In 1839 he was sent by the Dutch government on a six-month study trip throughout Europe. After visiting France, Switzerland, England, Scotland and Germany, Raden Saleh eventually settled in Dresden. The four years he spent in Dresden he later recalled as the happiest of his life. Unlike his experiences in conservative Holland, where he dressed in Western clothing and was seen as a talented product of the Dutch colonial heritage, in Germany Raden Saleh was regarded as a particularly fascinating, cultured and exotic figure. Moving in refined artistic and social circles, he dressed in Javanese costume and came to enjoy his stature as a sort of Oriental ‘painter-prince’. In Dresden he met the sculptor Berthel Thorvaldsen and the Norwegian painter Johann Christian Dahl, whose influence can be seen in Raden Saleh’s landscapes. He became a close friend of Grand Duke Ernst II of Saxe-Coburg-Gotha, and spent several months at the court in Coburg in the 1840’s. He also spent a considerable amount of time in Paris, where he met and was influenced by Horace Vernet and exhibited at the Salon. Catering to the European taste for Romantic subjects, Raden Saleh developed a particular reputation for paintings of such exotic Oriental subjects as animal hunts. Indeed, he was especially renowned for his depictions of the combat between animals, and between humans and animals, and his paintings of such subjects were highly sought after by collectors.

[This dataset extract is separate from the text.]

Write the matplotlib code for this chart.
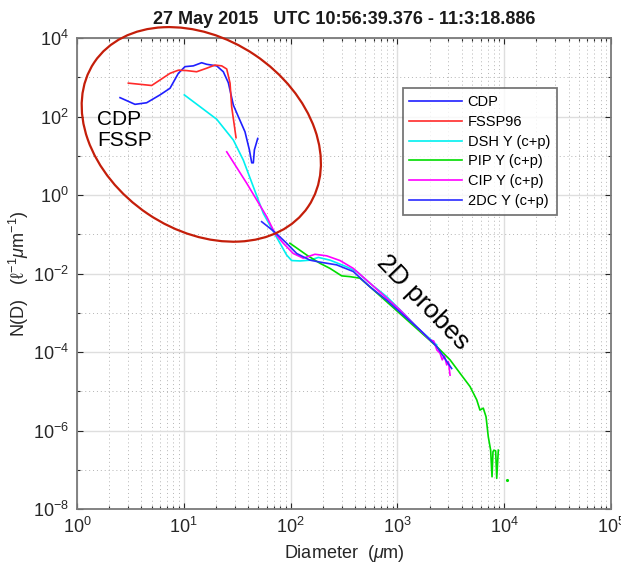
import numpy as np
import matplotlib
matplotlib.use("Agg")
import matplotlib.pyplot as plt
from matplotlib.patches import Ellipse
from matplotlib.ticker import LogLocator, NullFormatter

plt.rcParams["font.family"] = ["Liberation Sans", "DejaVu Sans"]
plt.rcParams["mathtext.fontset"] = "custom"
plt.rcParams["mathtext.rm"] = "Liberation Sans"
plt.rcParams["mathtext.it"] = "Liberation Sans:italic"
plt.rcParams["mathtext.default"] = "regular"

# ---- size distributions: log10(diameter / um) and log10(N(D)) ----
cdp_logd = [0.403, 0.543, 0.652, 0.777, 0.871, 0.949, 1.011, 1.089, 1.167, 1.214,
            1.308, 1.370, 1.417, 1.464, 1.510, 1.573, 1.614, 1.636, 1.651, 1.661, 1.692]
cdp_logn = [2.48, 2.31, 2.35, 2.55, 2.72, 3.10, 3.27, 3.29, 3.37, 3.33,
            3.29, 3.14, 2.86, 2.29, 2.00, 1.61, 1.15, 0.82, 0.82, 1.15, 1.44]

fssp_logd = [0.481, 0.699, 0.777, 0.871, 0.949, 1.027, 1.120, 1.214, 1.292, 1.355,
             1.402, 1.433, 1.448, 1.470, 1.489]
fssp_logn = [2.85, 2.79, 2.93, 3.10, 3.18, 3.17, 3.14, 3.23, 3.31, 3.29,
             3.21, 2.85, 2.25, 1.83, 1.46]

dsh_logd = [1.005, 1.152, 1.308, 1.464, 1.557, 1.651, 1.745, 1.838, 1.901, 1.963,
            2.010, 2.088, 2.182, 2.260, 2.369, 2.525, 2.619, 2.743, 2.900, 3.056,
            3.212, 3.368]
dsh_logn = [2.55, 2.25, 1.93, 1.40, 0.89, 0.21, -0.47, -0.93, -1.23, -1.53,
            -1.67, -1.68, -1.66, -1.59, -1.66, -1.83, -1.95, -2.25, -2.59, -3.01,
            -3.44, -3.82]

pip_logd = [1.994, 2.151, 2.275, 2.369, 2.478, 2.556, 2.650, 2.743, 2.900, 3.056,
            3.212, 3.368, 3.493, 3.586, 3.680, 3.743, 3.773, 3.804, 3.830, 3.851,
            3.873, 3.886, 3.895, 3.904, 3.920, 3.930, 3.945, np.nan, 4.029]
pip_logn = [-1.23, -1.53, -1.74, -1.87, -2.06, -2.08, -2.12, -2.34, -2.72, -3.10,
            -3.48, -3.86, -4.20, -4.54, -4.88, -5.22, -5.48, -5.43, -5.65, -6.16,
            -6.50, -7.18, -6.54, -6.50, -6.52, -7.22, -6.50, np.nan, -7.26]

cip_logd = [1.402, 1.589, 1.776, 1.854, 1.932, 2.025, 2.119, 2.228, 2.338, 2.463,
            2.587, 2.712, 2.868, 3.024, 3.180, 3.305, 3.340, 3.370, 3.399, 3.420,
            3.440, 3.462, 3.478, 3.493]
cip_logn = [1.10, 0.30, -0.55, -0.98, -1.23, -1.49, -1.61, -1.51, -1.55, -1.67,
            -1.87, -2.17, -2.55, -2.93, -3.36, -3.69, -3.72, -3.95, -4.03, -4.20,
            -4.10, -4.33, -4.25, -4.59]

dc2_logd = [1.729, 1.854, 1.963, 2.057, 2.182, 2.275, 2.431, 2.587, 2.743, 2.900,
            3.056, 3.212, 3.368, 3.508]
dc2_logn = [-0.68, -0.95, -1.23, -1.49, -1.66, -1.71, -1.78, -1.95, -2.34, -2.68,
            -3.06, -3.44, -3.86, -4.42]

series = [
    ("CDP", cdp_logd, cdp_logn, "#1f1fff"),
    ("FSSP96", fssp_logd, fssp_logn, "#ff2a2a"),
    ("DSH Y (c+p)", dsh_logd, dsh_logn, "#00f0f0"),
    ("PIP Y (c+p)", pip_logd, pip_logn, "#00dd00"),
    ("CIP Y (c+p)", cip_logd, cip_logn, "#ff00ff"),
    ("2DC Y (c+p)", dc2_logd, dc2_logn, "#2a2aff"),
]

fig = plt.figure(figsize=(6.21, 5.63), dpi=100)
fig.patch.set_facecolor("white")
ax = fig.add_axes([77 / 621, 1 - 509 / 563, 534 / 621, 471 / 563])

for name, ld, ln, col in series:
    d = 10 ** np.asarray(ld, dtype=float)
    n = 10 ** np.asarray(ln, dtype=float)
    ax.plot(d, n, "-", color=col, lw=1.2, label=name)
    # isolated samples (no neighbours to join) are shown as dots
    for i in range(len(d)):
        prev_ok = i > 0 and np.isfinite(d[i - 1])
        next_ok = i < len(d) - 1 and np.isfinite(d[i + 1])
        if np.isfinite(d[i]) and not prev_ok and not next_ok:
            ax.plot(d[i], n[i], ".", color=col, ms=2.5)

ax.set_xscale("log")
ax.set_yscale("log")
ax.set_xlim(1, 1e5)
ax.set_ylim(1e-8, 1e4)
ax.set_yticks([10.0 ** k for k in range(-8, 5, 2)])
ax.xaxis.set_minor_locator(LogLocator(base=10, subs=np.arange(2, 10), numticks=50))
ax.yaxis.set_minor_locator(LogLocator(base=10, subs=(1.0,), numticks=50))
ax.yaxis.set_minor_formatter(NullFormatter())
ax.xaxis.set_minor_formatter(NullFormatter())

ax.grid(True, which="major", color="#dedede", lw=1.0, ls="-")
ax.grid(True, which="minor", color="#b4b4b4", lw=0.7, ls=(0, (1, 3)))
ax.set_axisbelow(True)
for sp in ax.spines.values():
    sp.set_color("#7a7a7a")
    sp.set_linewidth(1.3)
ax.tick_params(which="both", direction="in", top=True, right=True,
               color="#262626", labelsize=13, labelcolor="#262626")
ax.tick_params(which="major", length=4, width=0.8, pad=6)
ax.tick_params(which="minor", length=2.5, width=0.8)

ax.set_xlabel(r"Diameter  ($\mathit{\mu}$m)", fontsize=13, color="#262626", labelpad=4)
ax.set_ylabel(r"N(D)   ($\ell^{-1}\mathit{\mu}$m$^{-1}$)", fontsize=13,
              color="#262626", labelpad=1)

fig.text(344 / 621, 1 - 20 / 563, "27 May 2015   UTC 10:56:39.376 - 11:3:18.886",
         ha="center", va="center", fontsize=13, fontweight="bold", color="#1a1a1a")

leg = ax.legend(loc="upper left", bbox_to_anchor=(0.61, 0.893), borderaxespad=0,
                fontsize=10.5, frameon=True, fancybox=False, handlelength=3.6,
                handletextpad=0.4, labelspacing=0.4, borderpad=0.45)
leg.get_frame().set_edgecolor("#555555")
leg.get_frame().set_linewidth(1.3)

ax.text(1.55, 45, "CDP\nFSSP", fontsize=15, ha="left", va="center", linespacing=1.1)
ax.text(1738, 1.88e-3, "2D probes", fontsize=19, rotation=-46,
        rotation_mode="anchor", ha="center", va="center")

# highlight around the forward-scattering probes
ring = Ellipse((201.3 / 100, (563 - 134.4) / 100), 2 * 1.29, 2 * 0.958, angle=-34,
               transform=fig.dpi_scale_trans, fill=False, edgecolor="#c41e0a",
               lw=1.6, clip_on=False)
fig.add_artist(ring)

fig.savefig("out.png", dpi=100)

In 1851, after more than twenty years in Europe and at the suggestion of his friend Vernet, Raden Saleh returned to Indonesia, where as the first European trained artist in the country he was soon in demand as a society portrait painter. He received numerous commissions from the Javanese aristocracy and enjoyed a successful and lucrative career as a portrait and landscape painter. He built a mansion on the banks of the Ciliwung river in Jakarta and was appointed curator of the art collection of the Dutch colonial administration there. Despite his local success, however, Raden Saleh seems to have missed the heady cultural milieu of Europe. He returned briefly to Europe between 1876 and 1878, but found that tastes had changed, and his work was less fashionable than it had been a quarter of a century earlier. He therefore returned to Indonesia, where he died in 1880. Three years later a special exhibition of nineteen paintings by Raden Saleh was held at the 1883 Colonial Exposition in Amsterdam. Several of Raden Saleh’s paintings were lost in a fire that destroyed the Dutch East Indian pavilion at the Exposition Coloniale Internationale in Paris in 1931.